Policing the police

Citing excesses and instances of misconduct by local law enforcement, the activist group Citizens Awareness Asheville has formed a citizen’s police-review board, a “Copwatch” program and a telephone hotline to act on community concerns.

Standing on the steps of City Hall on Nov. 14 with other members of the group, CAA spokesperson Gene Hampton said that the organizing effort has become necessary. “We are a group of community citizens who have become outraged by the escalation of police misconduct, harassment and brutality in recent years,” Hampton said. “We have no single political or religious belief; what we share is the belief that citizen participation is crucial to ensuring proper conduct by the Asheville Police Department.”

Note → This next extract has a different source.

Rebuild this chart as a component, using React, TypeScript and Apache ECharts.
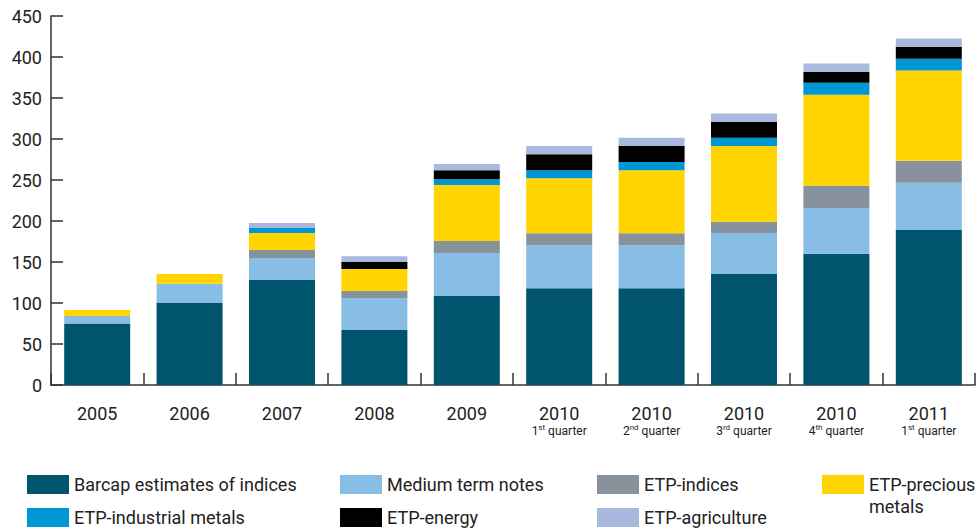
import React, { useEffect, useRef } from 'react';
import * as echarts from 'echarts';

const categories = ['2005', '2006', '2007', '2008', '2009', '2010 Q1', '2010 Q2', '2010 Q3', '2010 Q4', '2011 Q1'];
const yearLabels = ['2005', '2006', '2007', '2008', '2009', '2010', '2010', '2010', '2010', '2011'];
const quarterNums = ['', '', '', '', '', '1', '2', '3', '4', '1'];
const quarterSuffixes = ['', '', '', '', '', 'st', 'nd', 'rd', 'th', 'st'];

const barcap = [75, 100, 128, 67, 108.5, 118, 118, 135.5, 160, 189];
const mediumTermNotes = [9, 23.5, 27, 39, 52.5, 52.5, 52.5, 50, 56, 57.5];
const etpIndices = [0, 0, 9.5, 8.5, 14.5, 14.5, 14.5, 13.5, 27, 27];
const etpPrecious = [7.5, 12, 21, 27, 68.5, 67, 77, 92.5, 111, 110];
const etpIndustrial = [0, 0, 6, 0, 7, 10, 10, 10, 14.5, 14.5];
const etpEnergy = [0, 0, 0, 8.5, 11, 19.5, 19.5, 19.5, 13.5, 14.5];
const etpAgriculture = [0, 0, 6, 7, 7.5, 10, 10, 10, 10, 10];

const seriesNames = [
  'Barcap estimates of indices',
  'Medium term notes',
  'ETP-indices',
  'ETP-precious metals',
  'ETP-industrial metals',
  'ETP-energy',
  'ETP-agriculture',
];
const seriesData = [barcap, mediumTermNotes, etpIndices, etpPrecious, etpIndustrial, etpEnergy, etpAgriculture];
const seriesColors = ['#00546E', '#88BDE6', '#87929C', '#FFD400', '#0096D6', '#000000', '#A8B9E0'];

const FONT = 'Roboto, "Noto Sans", sans-serif';

export default function App() {
  const ref = useRef<HTMLDivElement>(null);
  useEffect(() => {
    if (!ref.current) return;
    const chart = echarts.init(ref.current, undefined, { renderer: 'svg' });
    const legendPos = [
      { left: 27, top: 475 },
      { left: 340, top: 475 },
      { left: 597, top: 475 },
      { left: 822, top: 475 },
      { left: 27, top: 508 },
      { left: 340, top: 508 },
      { left: 597, top: 508 },
    ];
    const option: any = {
      animation: false,
      textStyle: { fontFamily: FONT },
      grid: { left: 51, right: 5, top: 16, bottom: 144, containLabel: false },
      xAxis: {
        type: 'category',
        data: categories,
        boundaryGap: true,
        axisLine: { show: true, lineStyle: { color: '#333', width: 1.5 } },
        axisTick: { show: true, inside: true, length: 12, lineStyle: { color: '#333', width: 1.5 } },
        axisLabel: {
          interval: 0,
          margin: 18,
          color: '#222',
          formatter: (_v: string, i: number) => {
            const y = `{y|${yearLabels[i]}}`;
            if (!quarterNums[i]) return y;
            return `${y}\n{n|${quarterNums[i]}}{s|${quarterSuffixes[i]}}{q| quarter}`;
          },
          rich: {
            y: { fontSize: 18, lineHeight: 20, color: '#222', fontFamily: FONT },
            n: { fontSize: 12, lineHeight: 16, color: '#222', fontFamily: FONT },
            q: { fontSize: 12, lineHeight: 16, color: '#222', fontFamily: FONT },
            s: { fontSize: 8, lineHeight: 9, color: '#222', fontFamily: FONT, verticalAlign: 'top' },
          },
        },
        splitLine: { show: false },
      },
      yAxis: {
        type: 'value',
        min: 0,
        max: 450,
        interval: 50,
        axisLine: { show: true, lineStyle: { color: '#333', width: 1.5 } },
        axisTick: { show: true, inside: true, length: 12, lineStyle: { color: '#333', width: 1.5 } },
        axisLabel: { fontSize: 18, color: '#222', margin: 9, fontFamily: FONT },
        splitLine: { show: false },
      },
      legend: seriesNames.map((name, i) => ({
        data: [name],
        left: legendPos[i].left,
        top: legendPos[i].top,
        padding: 0,
        itemWidth: 42,
        itemHeight: 19,
        icon: 'rect',
        selectedMode: false,
        formatter: (n: string) => (n === 'ETP-precious metals' ? 'ETP-precious' : n),
        textStyle: { fontSize: 18, color: '#222', fontFamily: FONT },
      })),
      graphic: [
        {
          type: 'text',
          left: 869,
          top: 497,
          style: { text: 'metals', fontSize: 18, fill: '#222', fontFamily: FONT },
        },
      ],
      series: seriesNames.map((name, i) => ({
        name,
        type: 'bar',
        stack: 'total',
        barWidth: 66,
        data: seriesData[i],
        itemStyle: { color: seriesColors[i] },
        emphasis: { disabled: true },
      })),
    };
    chart.setOption(option);
    return () => chart.dispose();
  }, []);
  return <div ref={ref} style={{ width: 980, height: 529, position: 'absolute', left: 0, top: 0 }} />;
}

While Hampton said the group realizes that “the police chief is accountable to the city manager and the city manager to City Council in theory, there is no quality-management system in place to assure accountability to the city manager or to City Council, and more importantly, to the city of Asheville.”

The board will have five members, one each from the city’s North, South, East, West and Central law-enforcement districts. As a board separate from the city, it will not have access to personnel records. Hampton said that the board will work hand-in-hand with the newly minted Copwatch program, where trained observers record and monitor police behavior, pursuing legal action when there is evidence of misconduct.

“That will provide all the information we need to proceed with suit or other action via the attorney general of North Carolina’s office or the Justice Department,” Hampton said.

CAA has also established a hotline (398-4817) for people to report police misconduct or to add themselves to the list of program participants.

In the future, said group member Rob Close, there will also be a second number that people can call should they need immediate help. The hotline will record callers’ messages, Close noted, which a computer will convert to text messages that will be sent automatically to all of the Copwatch program’s trained volunteers.

Training for the program is pending. “We need people to go through official [Copwatch] training and we have the American Civil Liberties Union helping us in that,” Close said. “We have a lot of people signed up, but we haven’t had our first training session yet.”

Member David Williams later told Xpress that the new program “isn’t about beating up the on the cops. We want them to do their job. We need them to do their job, but you get watched in every job. There’s not a job in the world that will just let you do what you want.”

CAA organizer Adrienne Peterson took the occasion to criticize many of Asheville’s media outlets for not attending the conference.

“I think it’s telling when you invite the media to something this important and many of them don’t show up,” she said. “They’re lacking this thought process if they didn’t see that this was important enough to show up for. We’re going to do this with or without anyone else. We’re not seeking permission, but we would like some recognition.”